Em todo o caso, e mesmo que dúvidas existissem relativamente à interpretação das normas em análise, havia de ter se entender, nesse caso, que as normas em causa seriam normas em conflito. Sendo a norma estabelecida no artigo 3.º, n.º 3 do RFAI, uma norma especificamente criada para regular o regime jurídico-fiscal daqueles incentivos fiscais, no sentido em que cria o direito de reporte, a limitação quanto ao direito de reporte resultante do artigo 92.º do Código do IRC não poderia prevalecer sobre a norma resultante do artigo 3.º, n.º 3 do RFAI, que visa precisamente impedir o nascimento da obrigação tributária com o seu conteúdo normal, que cabe na tributação-regra, com natureza excepcional e fundamento extrafiscal.[1]

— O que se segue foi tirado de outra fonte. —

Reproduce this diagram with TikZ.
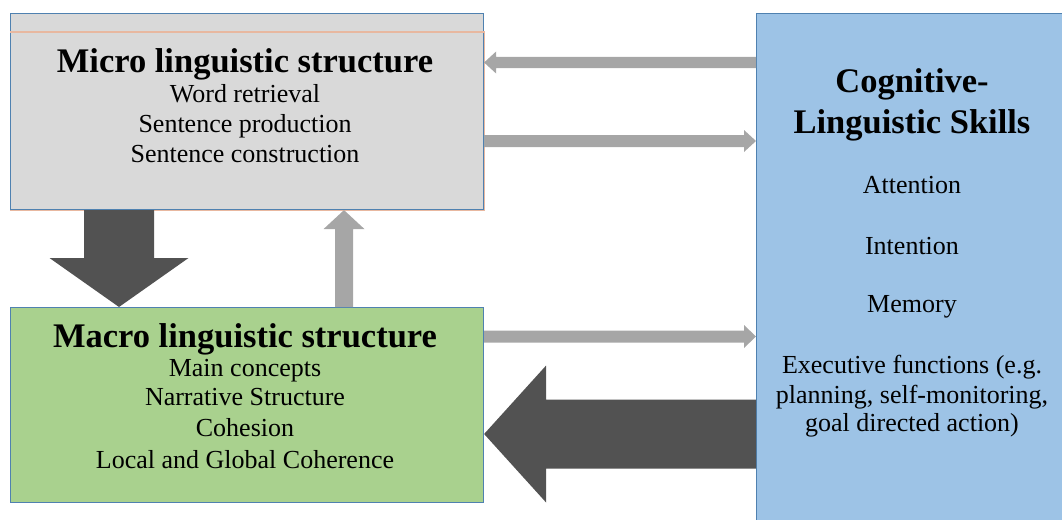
\documentclass[tikz,border=0pt]{standalone}
\usepackage{fontspec}
\setmainfont{Liberation Serif}
\usetikzlibrary{calc}
\definecolor{boxgray}{HTML}{D9D9D9}
\definecolor{boxgreen}{HTML}{A9D18E}
\definecolor{boxblue}{HTML}{9DC3E6}
\definecolor{bordblue}{HTML}{4F81B0}
\definecolor{bordorange}{HTML}{E8B8A0}
\definecolor{arrgray}{HTML}{A6A6A6}
\definecolor{arrdark}{HTML}{525252}
\newcommand\fatarrow[6]{%
  \fill[#1] let \p1=(#2), \p2=(#3), \n1={atan2(\y2-\y1,\x2-\x1)}, \n2={veclen(\x2-\x1,\y2-\y1)} in
    [shift={(\p1)}, rotate=\n1]
    (0,#4) -- ({\n2-#6},#4) -- ({\n2-#6},#5) -- (\n2,0) -- ({\n2-#6},-#5) -- ({\n2-#6},-#4) -- (0,-#4) -- cycle;}
\tikzset{
  box/.style={draw=bordblue, line width=1.1pt, inner sep=0pt, anchor=north west},
  title/.style={anchor=base, inner sep=0pt, font=\fontsize{34.5}{40}\selectfont\bfseries},
  item/.style={anchor=base, inner sep=0pt, font=\fontsize{26}{30}\selectfont},
  lightarrow/.style={arrgray},
  darkarrow/.style={arrdark}
}
\begin{document}
\begin{tikzpicture}[x=1pt,y=-1pt]
\useasboundingbox (0,0) rectangle (1062,519);
% boxes
\node[box, fill=boxgray, minimum width=473pt, minimum height=196pt] (micro) at (10,13) {};
\draw[bordorange, line width=1.1pt] ([yshift=-19pt]micro.north west) -- ([yshift=-19pt]micro.north east) -- (micro.south east) -- (micro.south west);
\node[box, fill=boxgreen, minimum width=473pt, minimum height=195pt] (macro) at (10,307) {};
\node[box, fill=boxblue, minimum width=330pt, minimum height=540pt] (cog) at (756,13) {};
% texts
\node[title] (t1) at (245,73) {Micro linguistic structure};
\node[item] (t1a) at (245,102) {Word retrieval};
\node[item] (t1b) at (245,132) {Sentence production};
\node[item] (t1c) at (245,162.5) {Sentence construction};
\node[title] (t2) at (245,347) {Macro linguistic structure};
\node[item] (t2a) at (245,376) {Main concepts};
\node[item] (t2b) at (245,405) {Narrative Structure};
\node[item] (t2c) at (245,436) {Cohesion};
\node[item] (t2d) at (245,468) {Local and Global Coherence};
\node[title] (t3) at (912,92.5) {Cognitive-};
\node[title] (t3b) at (912,133.5) {Linguistic Skills};
\node[item] (t3c) at (912,193) {Attention};
\node[item] (t3d) at (912,254) {Intention};
\node[item] (t3e) at (912,312.5) {Memory};
\node[item] (t3f) at (912,373) {Executive functions (e.g.};
\node[item] (t3g) at (912,403.5) {planning, self-monitoring,};
\node[item] (t3h) at (912,431) {goal directed action)};
% connector end points
\coordinate (a1s) at (cog.west |- 0,62.5);
\coordinate (a1e) at (micro.east |- 0,62.5);
\coordinate (a2s) at (micro.east |- 0,141);
\coordinate (a2e) at (cog.west |- 0,141);
\coordinate (a3s) at (macro.east |- 0,336.5);
\coordinate (a3e) at (cog.west |- 0,336.5);
\coordinate (a4s) at (cog.west |- 0,434);
\coordinate (a4e) at (macro.east |- 0,434);
\coordinate (a5s) at (micro.south -| 119,0);
\coordinate (a5e) at (macro.north -| 119,0);
\coordinate (a6s) at (macro.north -| 344,0);
\coordinate (a6e) at (micro.south -| 344,0);
% arrows
\fatarrow{lightarrow}{a1s}{a1e}{5.5}{11}{12}
\fatarrow{lightarrow}{a2s}{a2e}{6}{11}{12}
\fatarrow{lightarrow}{a3s}{a3e}{6}{11.5}{12}
\fatarrow{darkarrow}{a4s}{a4e}{34.5}{68.5}{62}
\fatarrow{darkarrow}{a5s}{a5e}{35}{69.5}{49}
\fatarrow{lightarrow}{a6s}{a6e}{9}{20.5}{19}
\end{tikzpicture}
\end{document}
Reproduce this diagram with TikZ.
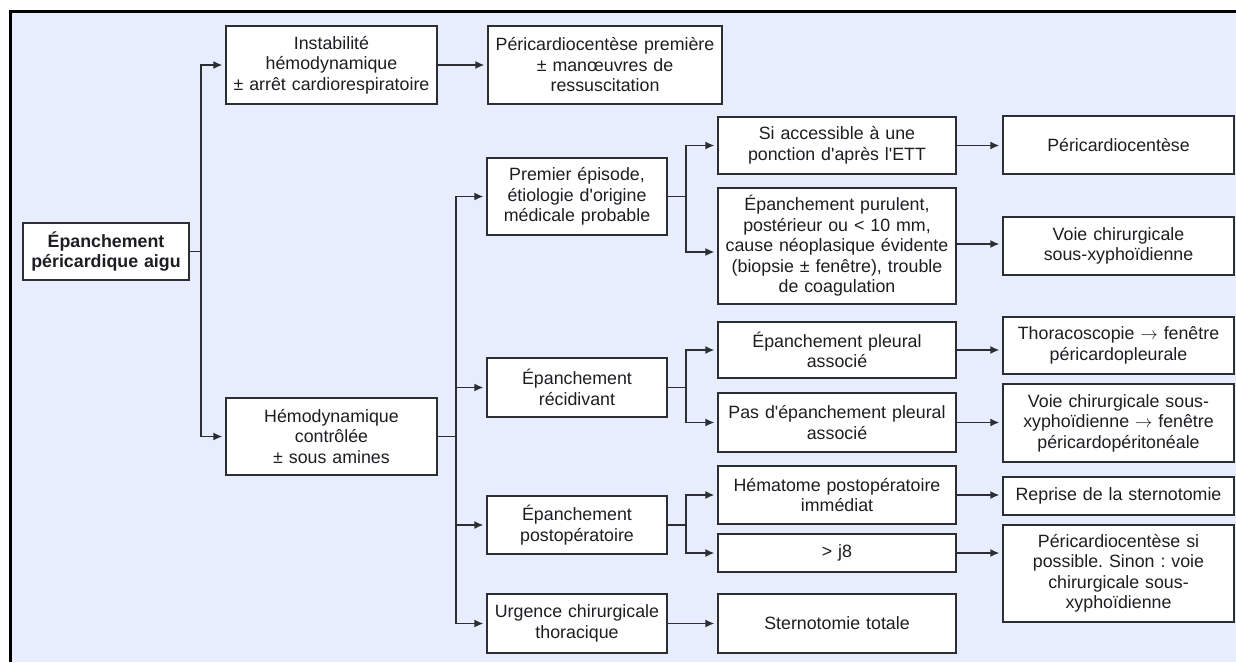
\documentclass[tikz,border=0pt]{standalone}
\usepackage{fontspec}
\setmainfont{Liberation Sans}[Ligatures=TeXOff]
\usetikzlibrary{arrows.meta}
\frenchspacing

\definecolor{bgblue}{RGB}{231,237,252}
\definecolor{boxline}{RGB}{45,45,52}
\definecolor{txt}{RGB}{30,30,34}

\begin{document}
\begin{tikzpicture}[x=1pt, y=-1pt,
    box/.style={draw=boxline, fill=white, line width=1.4pt, align=center, inner xsep=2pt, inner ysep=0pt,
                text=txt, font=\fontsize{17.8}{20.5}\selectfont},
    link/.style={draw=boxline, line width=1.4pt},
    arr/.style={link, -{Latex[length=9pt,width=8pt]}, shorten >=3pt}]
        % Frame
        \useasboundingbox (0,0) rectangle (1236,662);
        \fill[bgblue] (11,11) rectangle (1236,662);
        \draw[line width=3.5pt] (10.5,662) -- (10.5,11.5) -- (1236,11.5);
        % Boxes
        \node (root) at (106,251.5) [box, text width=162pt, minimum height=57pt] {\textbf{Épanchement}\\\textbf{péricardique aigu}};
        \node (instab) at (331.5,65) [box, text width=207pt, minimum height=78pt] {Instabilité\\hémodynamique\\± arrêt cardiorespiratoire};
        \node (hemo) at (331.5,436.5) [box, text width=207pt, minimum height=77pt] {Hémodynamique\\contrôlée\\± sous amines};
        \node (perifirst) at (605,65) [box, text width=230pt, minimum height=78pt] {Péricardiocentèse première\\± manœuvres de\\ressuscitation};
        \node (premier) at (577,196.5) [box, text width=176pt, minimum height=77pt] {Premier épisode,\\étiologie d'origine\\médicale probable};
        \node (recid) at (577,387.5) [box, text width=176pt, minimum height=59pt] {Épanchement\\récidivant};
        \node (postop) at (577,525) [box, text width=176pt, minimum height=58pt] {Épanchement\\postopératoire};
        \node (urgence) at (577,623.5) [box, text width=176pt, minimum height=59pt] {Urgence chirurgicale\\thoracique};
        \node (access) at (837,145.5) [box, text width=234pt, minimum height=57pt] {Si accessible à une\\ponction d'après l'ETT};
        \node (purul) at (837,246) [box, text width=234pt, minimum height=116pt] {Épanchement purulent,\\postérieur ou < 10 mm,\\cause néoplasique évidente\\(biopsie ± fenêtre), trouble\\de coagulation};
        \node (pleur) at (837,350) [box, text width=234pt, minimum height=56pt] {Épanchement pleural\\associé};
        \node (nopleur) at (837,422.5) [box, text width=234pt, minimum height=59pt] {Pas d'épanchement pleural\\associé};
        \node (hemat) at (837,495) [box, text width=234pt, minimum height=58pt] {Hématome postopératoire\\immédiat};
        \node (j8) at (837,553) [box, text width=234pt, minimum height=38pt] {> j8};
        \node (sterno) at (837,623.5) [box, text width=234pt, minimum height=59pt] {Sternotomie totale};
        \node (pericent) at (1118.5,145) [box, text width=227pt, minimum height=58pt] {Péricardiocentèse};
        \node (voie) at (1118.5,246) [box, text width=227pt, minimum height=58pt] {Voie chirurgicale\\sous-xyphoïdienne};
        \node (thoraco) at (1118.5,345.5) [box, text width=227pt, minimum height=57pt] {Thoracoscopie $\rightarrow$ fenêtre\\péricardopleurale};
        \node (peritvoie) at (1118.5,423) [box, text width=227pt, minimum height=78pt] {Voie chirurgicale sous-\\xyphoïdienne $\rightarrow$ fenêtre\\péricardopéritonéale};
        \node (reprise) at (1118.5,496) [box, text width=227pt, minimum height=38pt] {Reprise de la sternotomie};
        \node (pericsi) at (1118.5,573.5) [box, text width=227pt, minimum height=97pt] {Péricardiocentèse si\\possible. Sinon : voie\\chirurgicale sous-\\xyphoïdienne};
        % Split points
        \coordinate (s0) at (201,251.5);
        \coordinate (s1) at (456,436.5);
        \coordinate (s2) at (686,196.5);
        \coordinate (s3) at (686,387.5);
        \coordinate (s4) at (686,525);
        % Connectors
        \draw[link] (root) -- (s0);
        \draw[arr] (s0) |- (instab);
        \draw[arr] (s0) |- (hemo);
        \draw[arr] (instab) -- (perifirst);
        \draw[link] (hemo) -- (s1);
        \draw[arr] (s1) |- (premier);
        \draw[arr] (s1) |- (recid);
        \draw[arr] (s1) |- (postop);
        \draw[arr] (s1) |- (urgence);
        \draw[link] (premier) -- (s2);
        \draw[arr] (s2) |- (access);
        \draw[arr] (s2) |- ([yshift=-6pt]purul.west);
        \draw[link] (recid) -- (s3);
        \draw[arr] (s3) |- (pleur);
        \draw[arr] (s3) |- (nopleur);
        \draw[link] (postop) -- (s4);
        \draw[arr] (s4) |- (hemat);
        \draw[arr] (s4) |- (j8);
        \draw[arr] (urgence) -- (sterno);
        \draw[arr] (access.east) -- (access.east -| pericent.west);
        \draw[arr] ([yshift=2pt]purul.east) -- ([yshift=2pt]purul.east -| voie.west);
        \draw[arr] (pleur.east) -- (pleur.east -| thoraco.west);
        \draw[arr] (nopleur.east) -- (nopleur.east -| peritvoie.west);
        \draw[arr] (hemat.east) -- (hemat.east -| reprise.west);
        \draw[arr] (j8.east) -- (j8.east -| pericsi.west);
    \end{tikzpicture}
\end{document}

Na verdade, e acompanhando o defendido da Decisão n.º 369/2015-T, de 25 de Janeiro de 2016, “Uma interpretação da lei, não expressamente imposta pelo texto legal, que restrinja o “aproveitamento” dos benefícios fiscais em causa feriria a credibilidade das “promessas legislativas” em matéria fiscal, seria, em suma, contrária ao princípio da confiança, ínsito na ideia de Estado de Direito.

No confronto entre entes dois objetivos, é a própria lei que nos indica o que deve prevalecer. Os interesses públicos que determinam a criação de um benefício fiscal são, por natureza, superiores aos da tributação que impedem.

Tal é, ainda mais, manifesto relativamente aos incentivos fiscais ao investimento, uma vez que constituem uma verdadeira promessa pública, no sentido de que aos sujeitos passivos que adotarem determinados comportamentos, supostamente do maior interesse económico e social, é garantida determinada “recompensa fiscal”.


Assim, acompanhando o sentido das decisões proferidas no processo n.º 693/2014-T do CAAD, no processo 369/2015-T e 370/2015-T, conclui-se que o benefício fiscal resultante do RFAI em matéria de IRC apenas pode ser utilizado na medida em que não ponha em causa o limite previsto no artigo 92.º, n.º 1, do Código do IRC, podendo a parte que não seja utilizada no ano do investimento ser utilizada para dedução à colecta de IRC nos anos subsequentes, até ao limite previsto no n.º 3 do artigo 3.º do RFAI.

Consequentemente, deve ser anulado o acto de liquidação adicional de IRC e de juros compensatórios sub judice referentes ao exercício de 2014, por vício de violação de Lei, reconhecendo-se o direito a juros indemnizatórios da Requerente, uma vez que a ilegalidade do acto de liquidação é imputável a erro da Requerida, nos termos previstos no artigo 43.º, n.º 1 da LGT e n.º 4 do artigo 61.º do CPPT.

 

  1. DECISÃO

Termos em que acordam neste Tribunal Arbitral em:

  1.  Julgar procedente o pedido de declaração de ilegalidade do acto de liquidação de IRC e correspondentes juros compensatórios identificados no processo, no valor de € 1.455.276,23 (um milhão, quatrocentos e cinquenta e cinco, duzentos e seis euros e vinte e três cêntimos);
  2. Condenar a Administração Tributária e Aduaneira a restituir à Requerente o montante de imposto pago, acrescido de juros indemnizatórios;

 

  1. Condenar a Requerida nas custas do presente processo, por ser a parte vencida.

 

 

  1. VALOR DO PROCESSO

 

De harmonia com o disposto no artigo 315.º n.º 2, do CPC e 97.º-A, n.º 1, alínea a), do CPPT e 3.º, n.º 2, do Regulamento de Custas nos Processos de Arbitragem Tributária fixa-se ao processo o valor de € 1.455.276,23 (um milhão, quatrocentos e cinquenta e cinco, duzentos e seis euros e vinte e três cêntimos).

 

  1. CUSTAS

 

Nos termos do artigo 22.º, n.º 4, do RJAT, fixa-se o montante das custas em € 19.584,00 (dezanove mil quinhentos e oitenta e quatro euros), conforme a Tabela I anexa ao Regulamento de Custas nos Processos de Arbitragem Tributária.

 

 

 

Notifique-se.

 

 

 

Lisboa, 03 de Novembro de 2017

 

 

 

Os Árbitros

 

 

 

(José Baeta de Queiroz)

                                                                                      

 

 

(Magda Feliciano)

 

 

 

 

 

(Luis Manuel Pereira da Silva)

 

 

 

(O texto da presente decisão foi elaborado em computador, nos termos do artigo 131.º, n.º 5, do Código de Processo Civil, aplicável por remissão do artigo 29.º, n.º 1, da alínea e) do Decreto-Lei n.º 10/2011, de 20 de Janeiro (RJAT) regendo-se a sua redacção pela ortografia anterior ao Acordo Ortográfico de 1990.)



[1] Teoria Geral Dos Benefícios Fiscais, Cadernos de Ciência e Técnica Fiscal, Nuno Sá Gomes, pp.